The reappointment of former Liberal prime minister Tony Abbott to the Australian War Memorial Council has been criticised as a lost opportunity for renewal at the national institution.
Minister for Veterans’ Affairs and Defence Personnel Matt Keogh announced Mr Abbott’s reappointment on Friday (16 September) just before his term expired on 18 September.
Heritage Guardians member and Honest History editor David Stephens, who has been a key part of the opposition to the now $550 million Memorial redevelopment, said the Council was unrepresentative of the broad Australian community, with a dominance of people with a military background and high number with Coalition connections.
Dr Stephens said the Council was desperately in need of fresh blood.
Dr Stephens said nine out of the 13 members had a military background, or 11 if you add Brendan Nelson as chair, a former Defence Minister, and Mr Abbott, who once lamented never having been a soldier.
He said the Grattan Institute recently described the Council as the most ‘blue’ for most Coalition connections of 19 Australian Government institutions it examined.

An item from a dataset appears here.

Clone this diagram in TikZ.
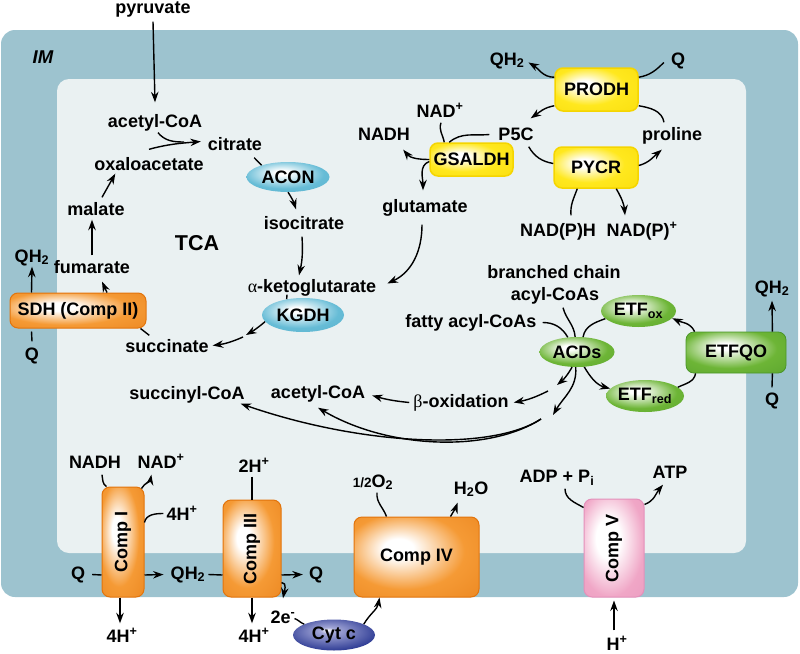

Current members Tony Abbott, Brendan Nelson, Josephine Stone and Rhonda Vanzella have Coalition connections, and Dr Stephens said Aspen Medical boss Glenn Keys and former member and Council chair, media owner Kerry Stokes, were political donors to both sides.

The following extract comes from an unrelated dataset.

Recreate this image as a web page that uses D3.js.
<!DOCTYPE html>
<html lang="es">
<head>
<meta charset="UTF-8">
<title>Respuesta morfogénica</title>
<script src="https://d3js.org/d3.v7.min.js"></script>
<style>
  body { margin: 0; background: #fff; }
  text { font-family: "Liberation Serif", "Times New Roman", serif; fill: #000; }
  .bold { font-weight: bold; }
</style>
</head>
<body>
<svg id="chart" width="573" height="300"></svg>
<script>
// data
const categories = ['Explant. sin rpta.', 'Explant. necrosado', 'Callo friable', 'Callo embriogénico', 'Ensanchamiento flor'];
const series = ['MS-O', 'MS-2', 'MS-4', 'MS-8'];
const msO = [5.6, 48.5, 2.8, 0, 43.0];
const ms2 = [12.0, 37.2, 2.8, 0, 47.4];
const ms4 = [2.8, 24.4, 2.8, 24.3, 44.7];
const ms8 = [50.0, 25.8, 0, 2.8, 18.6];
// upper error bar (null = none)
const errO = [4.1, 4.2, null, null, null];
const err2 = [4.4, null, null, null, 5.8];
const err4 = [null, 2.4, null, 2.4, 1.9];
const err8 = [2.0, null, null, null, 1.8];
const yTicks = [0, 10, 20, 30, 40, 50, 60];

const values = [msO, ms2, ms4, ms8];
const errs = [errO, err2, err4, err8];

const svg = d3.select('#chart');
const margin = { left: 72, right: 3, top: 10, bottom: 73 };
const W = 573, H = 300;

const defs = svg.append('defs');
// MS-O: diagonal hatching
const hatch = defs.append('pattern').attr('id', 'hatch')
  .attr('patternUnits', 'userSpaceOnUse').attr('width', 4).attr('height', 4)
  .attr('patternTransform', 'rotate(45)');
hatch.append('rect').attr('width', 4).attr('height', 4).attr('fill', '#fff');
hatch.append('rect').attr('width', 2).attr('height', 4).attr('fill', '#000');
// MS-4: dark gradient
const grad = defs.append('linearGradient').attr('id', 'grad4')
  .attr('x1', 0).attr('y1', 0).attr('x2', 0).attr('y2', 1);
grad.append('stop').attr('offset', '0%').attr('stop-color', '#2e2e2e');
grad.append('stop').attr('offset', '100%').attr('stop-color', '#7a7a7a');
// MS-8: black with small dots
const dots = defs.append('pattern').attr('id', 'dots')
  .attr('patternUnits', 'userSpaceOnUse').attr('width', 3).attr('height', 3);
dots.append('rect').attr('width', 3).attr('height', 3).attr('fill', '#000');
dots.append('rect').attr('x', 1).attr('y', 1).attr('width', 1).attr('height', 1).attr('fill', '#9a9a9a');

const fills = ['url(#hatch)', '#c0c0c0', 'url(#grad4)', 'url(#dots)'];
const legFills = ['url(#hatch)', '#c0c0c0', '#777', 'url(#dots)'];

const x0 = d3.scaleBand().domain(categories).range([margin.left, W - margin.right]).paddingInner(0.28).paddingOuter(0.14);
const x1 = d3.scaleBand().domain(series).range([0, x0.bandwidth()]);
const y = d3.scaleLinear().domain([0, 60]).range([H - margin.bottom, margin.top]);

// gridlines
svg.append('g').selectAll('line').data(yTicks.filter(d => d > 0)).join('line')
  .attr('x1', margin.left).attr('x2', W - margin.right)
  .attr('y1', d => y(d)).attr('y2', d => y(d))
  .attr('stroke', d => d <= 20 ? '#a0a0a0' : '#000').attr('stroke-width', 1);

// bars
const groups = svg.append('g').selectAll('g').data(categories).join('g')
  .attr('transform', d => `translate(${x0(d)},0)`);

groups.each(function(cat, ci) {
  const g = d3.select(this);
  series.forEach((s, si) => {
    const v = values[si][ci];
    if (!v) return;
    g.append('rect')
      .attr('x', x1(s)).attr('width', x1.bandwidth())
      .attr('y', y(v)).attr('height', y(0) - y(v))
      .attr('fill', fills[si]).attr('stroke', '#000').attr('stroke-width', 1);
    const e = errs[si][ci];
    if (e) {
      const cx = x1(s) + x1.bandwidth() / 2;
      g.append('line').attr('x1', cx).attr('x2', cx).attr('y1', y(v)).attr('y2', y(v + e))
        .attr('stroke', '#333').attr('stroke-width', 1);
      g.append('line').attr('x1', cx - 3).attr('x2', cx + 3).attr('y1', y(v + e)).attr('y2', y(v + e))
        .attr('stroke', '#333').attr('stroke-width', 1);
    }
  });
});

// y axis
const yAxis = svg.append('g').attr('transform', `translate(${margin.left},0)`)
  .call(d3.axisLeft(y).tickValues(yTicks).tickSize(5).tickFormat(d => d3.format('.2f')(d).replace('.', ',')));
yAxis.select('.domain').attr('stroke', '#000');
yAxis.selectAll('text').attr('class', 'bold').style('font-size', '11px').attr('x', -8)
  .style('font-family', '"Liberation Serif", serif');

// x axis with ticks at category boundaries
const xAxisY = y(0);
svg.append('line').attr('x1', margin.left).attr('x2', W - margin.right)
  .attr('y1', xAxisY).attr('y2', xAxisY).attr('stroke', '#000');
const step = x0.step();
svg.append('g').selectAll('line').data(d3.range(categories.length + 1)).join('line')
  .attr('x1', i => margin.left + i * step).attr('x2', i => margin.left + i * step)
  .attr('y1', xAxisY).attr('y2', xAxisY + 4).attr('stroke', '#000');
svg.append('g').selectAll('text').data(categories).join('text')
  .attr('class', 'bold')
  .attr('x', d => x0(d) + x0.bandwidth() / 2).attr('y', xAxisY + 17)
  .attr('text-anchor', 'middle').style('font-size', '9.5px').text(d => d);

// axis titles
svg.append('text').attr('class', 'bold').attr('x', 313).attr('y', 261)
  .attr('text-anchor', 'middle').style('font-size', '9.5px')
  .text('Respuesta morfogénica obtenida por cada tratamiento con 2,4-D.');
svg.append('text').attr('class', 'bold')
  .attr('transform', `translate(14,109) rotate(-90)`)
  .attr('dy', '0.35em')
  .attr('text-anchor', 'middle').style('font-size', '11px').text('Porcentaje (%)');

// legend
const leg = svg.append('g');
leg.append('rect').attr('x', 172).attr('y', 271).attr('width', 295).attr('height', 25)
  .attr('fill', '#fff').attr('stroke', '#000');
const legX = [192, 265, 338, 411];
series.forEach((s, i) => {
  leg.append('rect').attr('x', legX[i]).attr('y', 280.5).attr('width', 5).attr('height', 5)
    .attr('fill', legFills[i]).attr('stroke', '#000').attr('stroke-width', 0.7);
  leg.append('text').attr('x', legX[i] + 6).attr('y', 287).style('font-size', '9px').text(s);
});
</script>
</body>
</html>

“This is a lost opportunity to start renewing the membership of the War Memorial Council,” he said.
“The Council has not included a trained historian since 2004, and yet it is one of the most important institutions dedicated to telling our nation’s story.”
There won’t be another opportunity to put a new face on the Council until early 2024 when the next vacancy is scheduled.
Mr Keogh underlined Labor’s support for the Memorial redevelopment in his announcement.
“Mr Abbott has served as a member of the Council since 2019 and his reappointment will provide the Council experience and stability during a seminal period,” he said.
“Tony’s experience is well known and his dedication and passion for serving our nation is undisputed. Tony has always been an advocate for our nation’s veterans.”
As Prime Minister, Mr Abbott led Australia’s commemorations of the Centenary of ANZAC 2014-18 and the case to build the Sir John Monash Centre in Villers-Bretonneux, France, to honour the some 46,000 Australians who lost their lives on the Western Front in the First World War.
“I look forward to following the progress of the Australian War Memorial’s redevelopment in the coming years closely and trust Mr Abbott will play an integral role in it,” Mr Keogh said.
Mr Stephens had written to Mr Keogh urging him to refresh the Council’s membership, noting, in particular, the need for historians.
He noted that the previous government had reappointed two members – Sharon Bown and Daniel Keighran VC – during the caretaker period.
“This was clearly a breach of the spirit of the caretaker arrangements but cannot be undone now,” he wrote.
“I make no comment on the credentials of the two members but note that their reappointments deprived the new government of the opportunity to make its own early appointments.”
Mr Stephens wrote that by 2024 four would have been members of the Council for between six and nine years.
“That alone is surely grounds for refreshing the Council’s membership,” he said.
The Grattan Institute called for an overhaul of public appointments, arguing that a growing “jobs for mates” culture was undermining democracy.